The proposal is in its initial stages and the administration seeks feedback to refine the compact’s provisos.
Among the requests: a five-year tuition freeze, forbidding the use of race or sex in hiring and admissions, institutional neutrality, limiting foreign enrollment to 15 percent, adopting the traditional definition of male and female, reforming grade inflation, ensuring no single ideology controls campus, and enforcing civility.
The compact has drawn criticisms from both the Right and the Left. But one of its architects, Marc Rowan, chief executive of Apollo Global Management, penned an op-ed Oct. 10 in the New York Times explaining why it’s needed:
…the system is broken. Over the past year, I have spoken with countless university presidents, directors and advisers; scholars and academics; and lawmakers, policy experts and activists. The one thing they all agree on is that our university system, which was once one of the nation’s greatest strategic assets, has lost its way.
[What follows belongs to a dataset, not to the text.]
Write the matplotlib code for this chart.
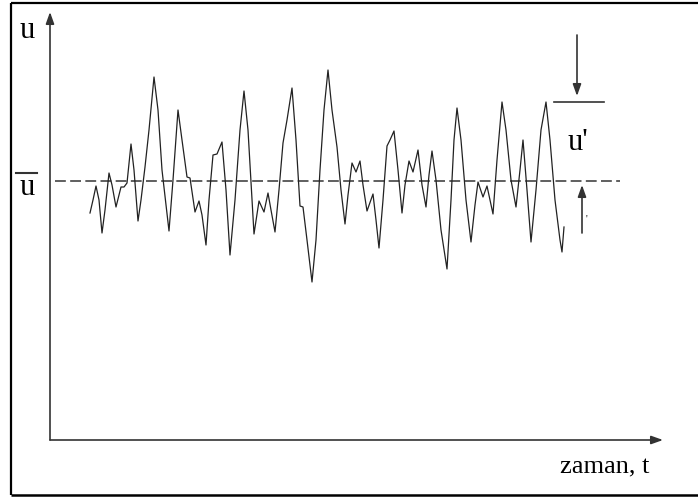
# Turbulent velocity signal u(t): fluctuation around the mean value u-bar
import numpy as np
import matplotlib.pyplot as plt

plt.rcParams['font.family'] = ['Liberation Serif', 'DejaVu Serif']

# signal (t to the right, u upward, in picture units)
t_sig = [40, 43, 46, 49, 52, 55, 59, 62, 66, 69, 71, 74, 77, 81, 84, 88, 91, 95, 99, 104,
         108, 112, 119, 123, 128, 132, 137, 140, 145, 149, 152, 156, 159, 163, 167, 172,
         176, 180, 185, 190, 194, 198, 204, 209, 214, 218, 221, 225, 229, 233, 237, 242,
         246, 250, 253, 257, 262, 266, 270, 274, 278, 282, 287, 291, 295, 298, 302, 306,
         310, 313, 317, 323, 326, 329, 333, 337, 340, 344, 348, 352, 355, 359, 363, 368,
         372, 376, 379, 382, 386, 391, 397, 401, 404, 407, 411, 416, 421, 425, 428, 433,
         437, 440, 443, 447, 452, 456, 461, 466, 470, 473, 477, 481, 486, 491, 496, 500,
         505, 510, 512, 514]
u_sig = [227, 240, 254, 240, 207, 230, 267, 255, 233, 245, 253, 253, 257, 296, 270, 219,
         240, 273, 310, 363, 330, 270, 209, 260, 330, 300, 263, 262, 228, 239, 225, 195,
         240, 285, 286, 298, 250, 185, 240, 310, 349, 310, 206, 239, 228, 247, 230, 208,
         250, 297, 320, 352, 300, 234, 233, 200, 158, 200, 270, 330, 370, 330, 293, 250,
         216, 245, 277, 268, 279, 255, 229, 246, 220, 192, 240, 294, 300, 309, 270, 227,
         255, 279, 268, 290, 255, 233, 265, 289, 260, 210, 171, 240, 300, 332, 300, 240,
         198, 235, 258, 243, 254, 240, 226, 280, 338, 310, 260, 233, 270, 300, 250, 198,
         250, 310, 338, 300, 240, 200, 188, 213]

u_mean = 259          # dashed mean line
u_peak = 338          # level marked by the u' bracket

fig = plt.figure(figsize=(6.98, 4.98), dpi=100)
ax = fig.add_axes([0, 0, 1, 1])
ax.set_xlim(-50, 648)
ax.set_ylim(-58, 440)
ax.axis('off')

# frame round the picture (no right side)
ax.plot([-39.5, -39.5], [-55, 437], color='black', lw=1.6, solid_capstyle='butt')
ax.plot([-39.5, 648], [437, 437], color='black', lw=1.6, solid_capstyle='butt')
ax.plot([-39.5, 648], [-55, -55], color='black', lw=1.8, solid_capstyle='butt')

# coordinate axes with arrow heads
arr = dict(arrowstyle='-|>,head_length=0.7,head_width=0.25', color='#333333', lw=1.2,
           shrinkA=0, shrinkB=0)
ax.annotate('', xy=(0, 428), xytext=(0, 0), arrowprops=arr)
ax.annotate('', xy=(613, 0), xytext=(0, 0), arrowprops=arr)

# mean value
ax.plot([5, 570], [u_mean, u_mean], color='#444444', lw=1.2, dashes=(6.5, 2.6))

# fluctuating signal
ax.plot(t_sig, u_sig, color='#222222', lw=0.9, solid_joinstyle='round')

# u' bracket
ax.plot([504, 554], [u_peak, u_peak], color='#333333', lw=1.2)
ax.annotate('', xy=(527, 344), xytext=(527, 405), arrowprops=arr)
ax.annotate('', xy=(532, 255), xytext=(532, 207), arrowprops=arr)
ax.text(536, 221, "'", fontsize=7, ha='center', va='center')

# labels
ax.text(-23, 410, 'u', fontsize=22, ha='center', va='center')
ax.text(-23, 253, 'u', fontsize=22, ha='center', va='center')
ax.plot([-34, -13], [267, 267], color='#333333', lw=1.5)
ax.text(528, 298, "u'", fontsize=22, ha='center', va='center')
ax.text(555, -27, 'zaman, t', fontsize=19, ha='center', va='center')

fig.savefig('out.png', dpi=100)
The evidence is overwhelming: outrageous costs and prolonged indebtedness for students; poor outcomes, with too many students left unable to find meaningful work after graduating; some talented domestic students and scholars have been crowded out of enrollment and employment opportunities by international students; and a high degree of uniformity of thought among faculty members and administrators, which can result in a hostile environment for students with different ideas.
Critics have argued that it is not the place of the federal government to solve these problems. But without government involvement, reform will be difficult. Many colleges and universities, and especially some of the oldest and traditionally prestigious schools, are burdened with archaic governance structures that make self-reform all but impossible. This means that course correction must come from the outside.
Given the enormous investment of taxpayer money, it is appropriate that the federal government be involved. The government should not be using public funds — tens of billions of dollars annually in research funding, to say nothing of student aid — to prop up a system that purports to educate American students and serve the public good but is all too often doing nothing of the sort.